[nobe-l] teach without an aide

Heather Field missheather at comcast.net
Mon Jun 13 04:02:16 UTC 2016


Hello Kayla,
It is difficult to answer your questions since they are so general. It is 
theoretically possible for a competent blind teacher to teach without an 
aid. Indeed, many very competent blind teachers teach without an aid every 
day.
However, there are situations in which a blind teacher may choose to have an 
aid for a portion of a teaching day, or lesson. The circumstances may vary 
widely. For example, a blind teacher teaching in the early elementary grades 
will need an aide to be certain that students are learning handwriting 
correctly, so she will choose to have an aide assist for the 30 minutes long 
handwriting lesson.
A blind teacher may choose to have an aide in his 5th-grade classroom during 
the 45-minute practical science lesson. An 8th-grade teacher may have 
several students with special needs included in her English class and these 
students will have an aide assigned to support them in the class. The blind 
teacher could request the aide to assist with various classroom supervision 
tasks, depending on how she determines the aide's time is best used to 
benefit the special needs students.
A high school music teacher may choose to have an aide present during 
certain of his band lessons to ensure that students are marching in correct 
formation and making the changes tightly enough. The circumstances when a 
blind teacher may choose to have an aide are many and varied.
However, who chooses to have an aide, for what lessons and for how long 
depends on many circumstances and may sometimes depend on the teachers 
perception of their own competence. So, one blind teacher may say that they 
never have an aide, while another may say they have requested one as a 
reasonable accommodation and have an aide in their classroom most, or all, 
of the day.

Furthermore, there is the vexing area of record-keeping, IEPs and other such 
paperwork.
Most blind teachers with whom I have discussed the paperwork side of 
teaching have told me that they use aides to assist them with this horrible 
part of the teaching responsibility. Others hire readers or use aides to 
assist with marking. These days there is a lot of data entry work where 
teachers are required to enter information into software applications which 
are not very accessible. So, aide assist blind teachers with this work.

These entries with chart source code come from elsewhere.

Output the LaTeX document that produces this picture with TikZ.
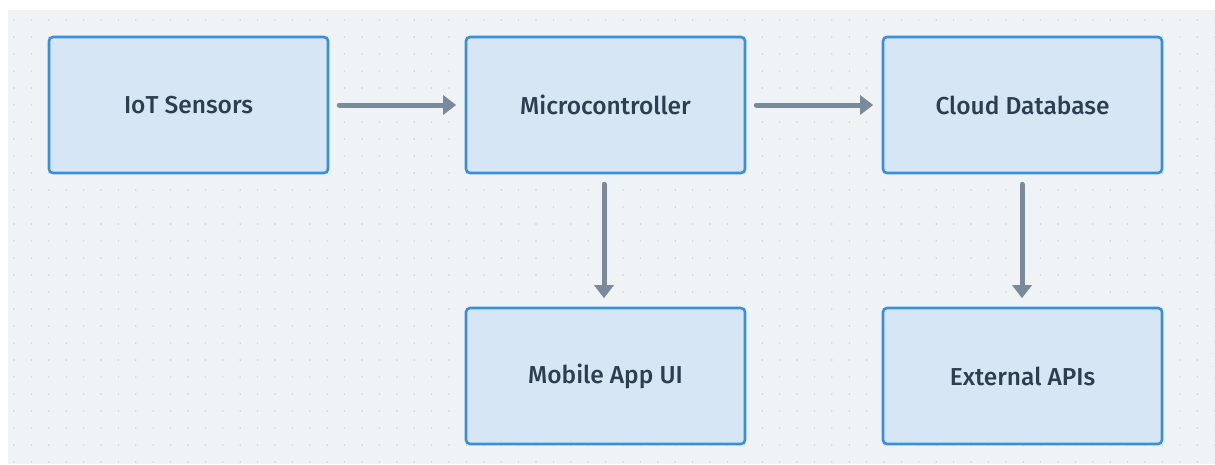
\documentclass[tikz,border=0pt]{standalone}
\usepackage{fontspec}
\setmainfont{Fira Sans}[UprightFont={* Medium}]
\usetikzlibrary{arrows.meta}
\definecolor{bgc}{HTML}{F0F3F6}
\definecolor{dotc}{HTML}{C8CFD7}
\definecolor{boxfill}{HTML}{D6E6F5}
\definecolor{boxdraw}{HTML}{3A8FDD}
\definecolor{txtc}{HTML}{2C3E50}
\definecolor{arrc}{HTML}{798A9B}
\tikzset{
  blockbox/.style={draw=boxdraw, fill=boxfill, line width=2.6pt, rounded corners=4pt,
    minimum width=279pt, minimum height=136pt, inner sep=0pt, text=txtc,
    font=\fontsize{24.5}{28}\selectfont},
  flow/.style={draw=arrc, line width=5pt, line cap=round,
    -{Triangle[length=13pt,width=19pt]}, shorten <=10pt, shorten >=8.5pt}
}
\begin{document}
\begin{tikzpicture}[x=1pt,y=-1pt]
\useasboundingbox (0,0) rectangle (1215,464);
\fill[white] (0,0) rectangle (1215,464);
\fill[bgc] (8,10) rectangle (1215,464);
\foreach \i in {0,...,69} {
  \foreach \j in {0,...,26} {
    \fill[dotc] ({14+17.4*\i},{20+17*\j}) circle (0.8pt);
  }
}
\node[blockbox] (iot) at (188.5,105) {IoT Sensors};
\node[blockbox] (mcu) at (605.5,105) {Microcontroller};
\node[blockbox] (cloud) at (1022.5,105) {Cloud Database};
\node[blockbox] (app) at (605.5,376) {Mobile App UI};
\node[blockbox] (api) at (1022.5,376) {External APIs};
\draw[flow] (iot) -- (mcu);
\draw[flow] (mcu) -- (cloud);
\draw[flow] (mcu.south -| 604,0) -- (app.north -| 604,0);
\draw[flow] (cloud.south -| 1022,0) -- (api.north -| 1022,0);
\end{tikzpicture}
\end{document}
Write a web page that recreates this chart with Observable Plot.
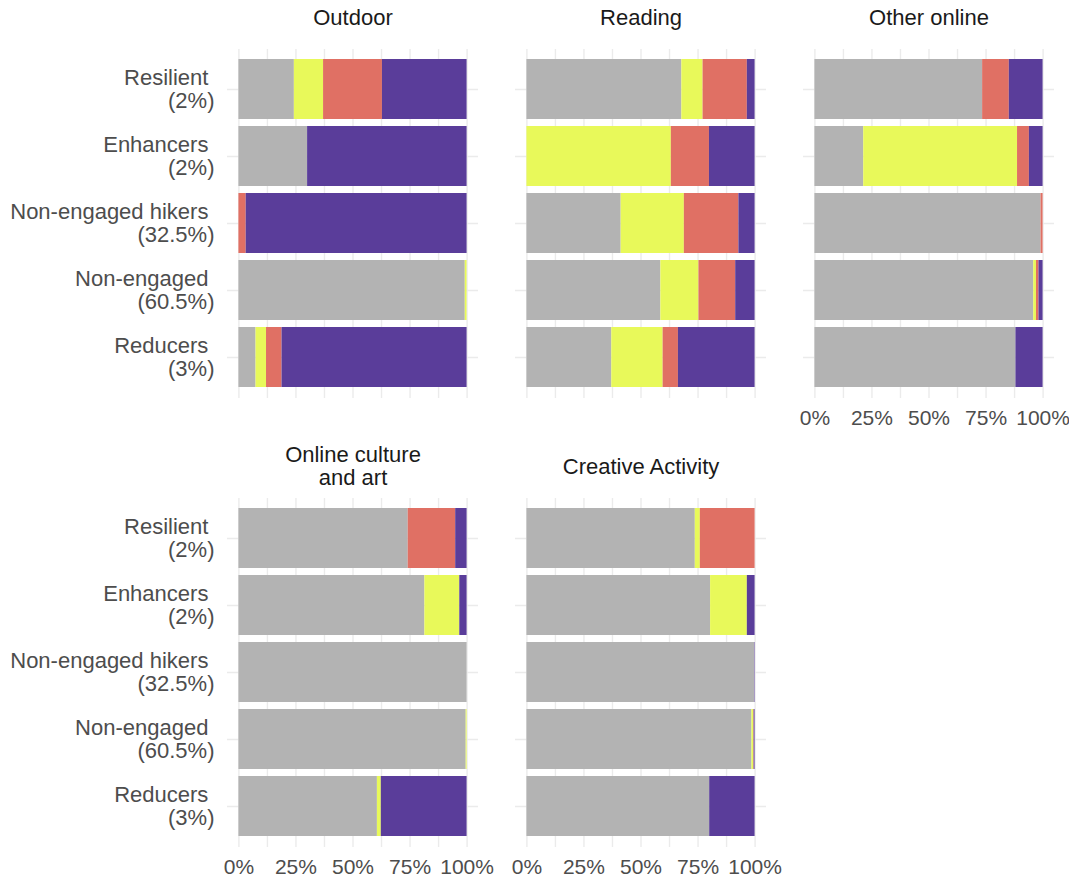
<!DOCTYPE html>
<html>
<head>
<meta charset="utf-8">
<script src="https://cdn.jsdelivr.net/npm/d3@7"></script>
<script src="https://cdn.jsdelivr.net/npm/@observablehq/plot@0.6"></script>
<style>
  body { margin: 0; background: #fff; }
</style>
</head>
<body>
<div id="chart"></div>
<script>
// Respondent groups (rows) and their share of the sample
const groups = ["Resilient", "Enhancers", "Non-engaged hikers", "Non-engaged", "Reducers"];
const groupShares = ["2%", "2%", "32.5%", "60.5%", "3%"];

// Activity panels, in reading order (three per row)
const activities = ["Outdoor", "Reading", "Other online", "Online culture\nand art", "Creative Activity"];

// Response categories stacked left to right, and their colours
const responses = ["Category 1", "Category 2", "Category 3", "Category 4"];
const responseColors = ["#b3b3b3", "#e8f95a", "#e07064", "#5a3d9a"];

// Percentages per response category (one array per category, values follow `groups`)
const outdoorValues = [
  [24.3, 30.1, 0, 99.2, 7.5],
  [12.8, 0, 0, 0.8, 4.6],
  [25.8, 0, 3.2, 0, 6.8],
  [37.1, 69.9, 96.8, 0, 81.1]
];
const readingValues = [
  [67.9, 0, 41.3, 58.7, 37.2],
  [9.3, 63.3, 27.7, 16.7, 22.5],
  [19.4, 16.7, 23.9, 16.1, 6.7],
  [3.4, 20.0, 7.1, 8.5, 33.6]
];
const otherOnlineValues = [
  [73.5, 21.4, 99.1, 95.9, 88.1],
  [0, 67.4, 0, 1.2, 0],
  [11.7, 5.2, 0.9, 1.1, 0],
  [14.8, 6.0, 0, 1.8, 11.9]
];
const onlineCultureValues = [
  [74.2, 81.5, 100, 99.6, 60.7],
  [0, 15.3, 0, 0.4, 1.7],
  [20.8, 0, 0, 0, 0],
  [5.0, 3.2, 0, 0, 37.6]
];
const creativeValues = [
  [73.8, 80.5, 99.8, 98.6, 80.1],
  [2.2, 16.1, 0, 0.8, 0],
  [24.0, 0, 0, 0.2, 0],
  [0, 3.4, 0.2, 0.4, 19.9]
];

const valuesByActivity = [outdoorValues, readingValues, otherOnlineValues, onlineCultureValues, creativeValues];

// Long table for the bars, with panel column/row for faceting
const table = [];
activities.forEach((activity, a) => {
  valuesByActivity[a].forEach((series, r) => {
    series.forEach((value, g) => {
      if (value > 0) {
        table.push({activity, col: a % 3, row: Math.floor(a / 3), group: groups[g], response: responses[r], value});
      }
    });
  });
});
const panelTitles = activities.map((title, a) => ({title, col: a % 3, row: Math.floor(a / 3)}));

const font = "'Liberation Sans', Arial, Helvetica, sans-serif";

const chart = Plot.plot({
  width: 1069,
  height: 882,
  marginLeft: 226,
  marginRight: 14,
  marginTop: 48,
  marginBottom: 34,
  style: {fontFamily: font, background: "#fff", overflow: "visible"},
  fx: {domain: [0, 1, 2], paddingInner: 0.1292, paddingOuter: 0, axis: null},
  fy: {domain: [0, 1], paddingInner: 0.2222, paddingOuter: 0, axis: null},
  x: {domain: [-5, 105]},
  y: {domain: groups, paddingInner: 0.1, paddingOuter: 0.15},
  color: {domain: responses, range: responseColors},
  marks: [
    Plot.gridX({ticks: d3.range(0, 101, 12.5), stroke: "#ebebeb", strokeOpacity: 1, strokeWidth: 1.4}),
    Plot.gridY({stroke: "#ebebeb", strokeOpacity: 1, strokeWidth: 1.4}),
    Plot.barX(table, {
      x: "value",
      y: "group",
      fill: "response",
      fx: "col",
      fy: "row",
      order: responses
    }),
    Plot.text(panelTitles, {
      fx: "col",
      fy: "row",
      text: "title",
      frameAnchor: "top",
      dy: -32,
      lineAnchor: "middle",
      lineHeight: 1.05,
      fontSize: 22,
      fill: "#1a1a1a"
    }),
    Plot.axisY({
      facetAnchor: "left",
      tickSize: 0,
      tickPadding: 13,
      fontSize: 22,
      lineHeight: 1.05,
      color: "#4d4d4d",
      label: null,
      tickFormat: (d) => `${d}\u00a0\n(${groupShares[groups.indexOf(d)]})`
    }),
    Plot.axisX({
      facetAnchor: "bottom-empty",
      ticks: [0, 25, 50, 75, 100],
      tickFormat: (d) => `${d}%`,
      tickSize: 0,
      tickPadding: 12,
      fontSize: 21,
      color: "#4d4d4d",
      label: null
    })
  ]
});

document.getElementById("chart").append(chart);
</script>
</body>
</html>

Finally, there is the area of special education. If one is teaching in a 
special education or resource classroom then teacher aides are automatically 
assigned whether the teacher is blind or sighted. So, from this very limited 
discussion of the topic, you can see that there isn't really a simple answer 
to your question. If you are wondering if you will be able to teach without 
an aide, the answer is probably, it depends. It depends on the grade you're 
teaching, the lessons you are teaching, whether you have lots of paperwork 
to complete and on your actual level of competence.
I hope this is helpful.
Warmly,
Heather

-----Original Message----- 
From: Kayla James via NOBE-L
Sent: Sunday, June 12, 2016 7:45 PM
To: National Organization of Blind Educators Mailing List
Cc: Kayla James
Subject: [nobe-l] teach without an aide

Is it possible to be a blind teacher and teach without an aide with
you? Does it feel like you're less of a teacher without an aide.